Family Upbringing Shaped Perspective on Equality

Abhishek credited his childhood environment for fundamentally shaping his views on relationships. In a conversation with Lilly Singh, he reflected, "I had that at home as well, to get that out of the way. When my parents got married, my mother was the much bigger star than my father was. So it was not an unnatural thing. I wasn't brought up to think that you have to be the dominant one; it was always about partnership." This early exposure to a balanced dynamic, where his mother Jaya Bachchan initially held greater fame, ingrained in him the principle of equality as a natural foundation for any relationship.
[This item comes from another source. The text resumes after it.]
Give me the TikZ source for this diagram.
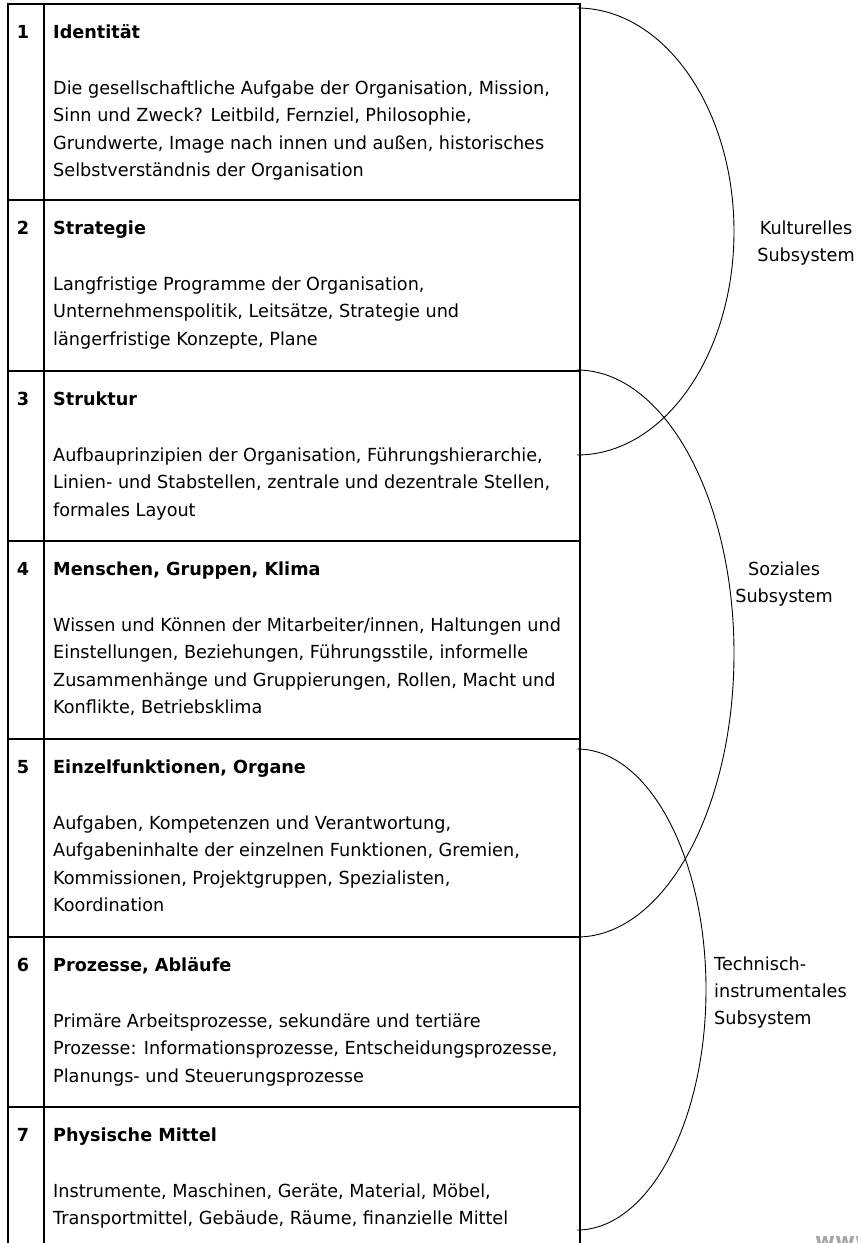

Natural Evolution with Aishwarya Rai

Discussing his bond with Aishwarya, Abhishek highlighted how their relationship blossomed from a longstanding friendship. "I have known Aishwarya from the start of my career. The second film I did was with her, and she is the one actress that I have worked with the most. We weren't in a relationship then, we were buddies, we were always friends," he shared. This strong platonic foundation seamlessly transitioned into romance, with their marriage built on mutual respect rather than traditional gender roles.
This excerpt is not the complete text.